A mesma sensação é relatada por outros usuários da linha, que passa por bairros nobres da cidade. O resumo é a predominância da lógica do carro sobre o transporte coletivo. Dessa forma, mesmo com o centro concentrando a maior fatia da malha viária, cicloviária, ferroviária e metroviária, a falta da qualidade do serviço de transporte coletivo não tem capacidade de atrair milhões de pessoas. É o caso da estudante de designer Yuri Rubio, de 21 anos, que mesmo tendo à disposição uma linha de trólebus bem avaliada não tem dúvida de que irá adotar o carro como seu principal meio de locomoção pela cidade. “Esse ônibus é bom. Normalmente dá para sentar. Passa por ruas de pouco fluxo, então dificilmente pega trânsito. Mas se eu tivesse um carro não ia andar de ônibus. Prefiro gastar esse tempo no ar condicionado do que nesse calor”, afirma. “Logo eu serei parte do problema”, brinca.
 “O tema da mobilidade, principalmente o tema do transporte era um assunto de pobre. Pela primeira vez, o tema do transporte é uma revindicação mais ampla. Porque a BMW também fica parada no congestionamento. Com exceção dos que tem helicóptero, todo o resto fica parado. Claro que é diferente, e isso é absolutamente importante de denunciar, ficar parado em um carro com ar condicionado, ou ficar parado no ônibus superlotado, amassado, sofrendo uma violência. Até porque você fica mais tempo entupido no ônibus superlotado do que no carro”, explica a urbanista e relatora da ONU para Moradia Adequada, Raquel Rolnik. 
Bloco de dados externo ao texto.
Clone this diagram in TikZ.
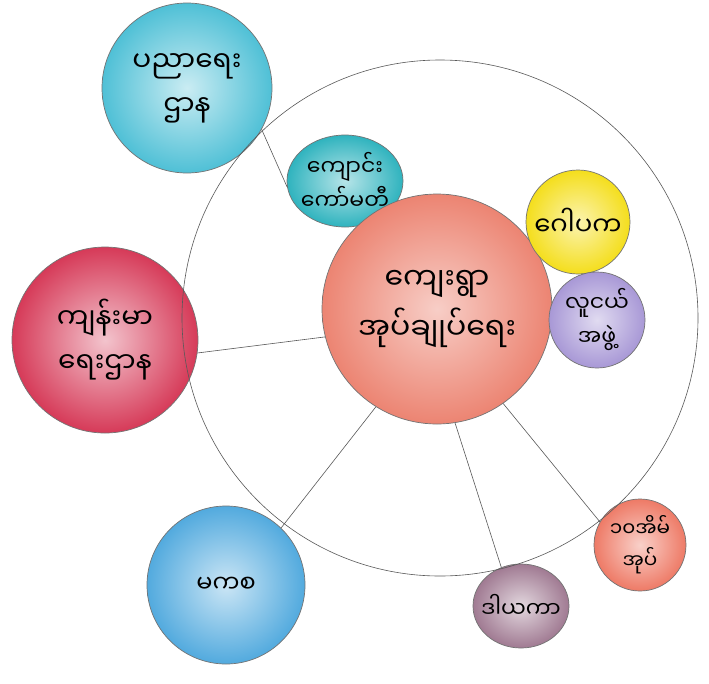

Essa mudança, segundo a análise de Rolnik, tem a ver com o aumento do consumo de carros e o aumento do contingente de motoristas, grupo que tem sido determinante na tomada de decisão em relação aos rumos da cidade. Para ela, esses grupos agora passam a também reivindicar melhoras no transporte. “Elas começaram a aderir à ideia de que é preciso ter um transporte público de qualidade, coisa que não existia há 20 anos. Havia uma solidariedade, mas, como os carros circulavam numa boa, não tinha tanto problema. Agora tem”, acredita. “E eu ouso dizer que o elemento agregador dessa história toda é a ideia que a mobilidade é um direito de todos”, acredita.